Water penetration and condensation can cripple a building. With 85% of U.S. construction-rated claims tied to uncontrolled rainwater penetration, it’s a common issue — especially when design and construction timelines are stretched to meet demand.

Data centers may be at the highest risk. Not only due to their quick turnover schedules, but because the smallest water penetration in a critical location can lead to equipment downtime with an average cost close to $9K per minute.1 

What can be done to help create a quality data center when various trades, time, and climate are influencing overall quality?

Enter building envelope commissioning (BECx). A low-cost additional service when compared to the cost of a down facility.

BECx is a head-to-toe third-party review of a building’s envelope during all phases of a project from design through occupancy. The goal of this review is to identify areas of concern for air/water leaks, sequencing, constructability, and more before they become costly issues to resolve post-construction. BECx also serves as an opportunity to educate facilities staff on how to maintain a building to meet its intended lifespan.

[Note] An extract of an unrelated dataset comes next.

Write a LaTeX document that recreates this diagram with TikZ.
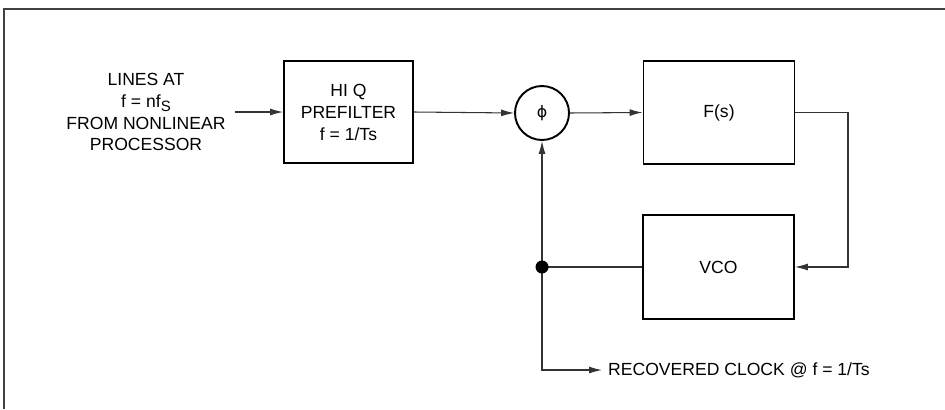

Projects that adopt BECx have the potential to achieve two valuable LEED® points under Enhanced Commissioning Option 2: Envelope Commissioning. To achieve this credit, there are no required envelope tests; rather, the client is to engage with an experienced BECx authority (BECxA) to help determine what envelope tests make sense based on the data center’s complexity, budget, and goals. To date, LEED has been the primary driver for a recent increase in BECx at data centers.


Getting BECX right – the process

It’s recommended that a BECxA is contracted by mid-design (50% design development) to deliver the greatest ROI. This follows the 1-10-100 rule,2  where issues are less costly to resolve during the design stage versus during or after construction. The following steps summarize ESD’s recommended BECx process which follows LEED v4’s requirements and referenced standards: NIBS Guideline 3-2012 and ASHRAE Guideline 0-2005.


Step 1: Hire an experienced and accredited third-party BECxA with the following credentials:

  • Has previous project experience on at least two similar projects

Holds one or more of the following accreditations:

  • Professional architecture licensure (AIA, NCARB, RA)
  • Building envelope accreditation (BECxP, CxA+BE, RRC, NEEB Certified, RBEC)

Spray hoseFIGURE 1. Spray hose test at roof to wall intersection. Simulated wind driven rain to test for water penetration.


Step 2: Conduct envelope design review

The BECxA is to review the envelope drawings at least twice — once at 50% design development followed by a second review (back-check) by 50% construction documents to ensure the comments were reviewed/addressed by the architect to meet the LEED v4 requirements. More design reviews are recommended if a project’s design is complicated (e.g., multiple materials, complex shape). In addition to the BECxA providing envelope reviews, the roofing consultant will review the roofing drawings to ensure the design of the roof assembly isn’t affecting the roofing warranty.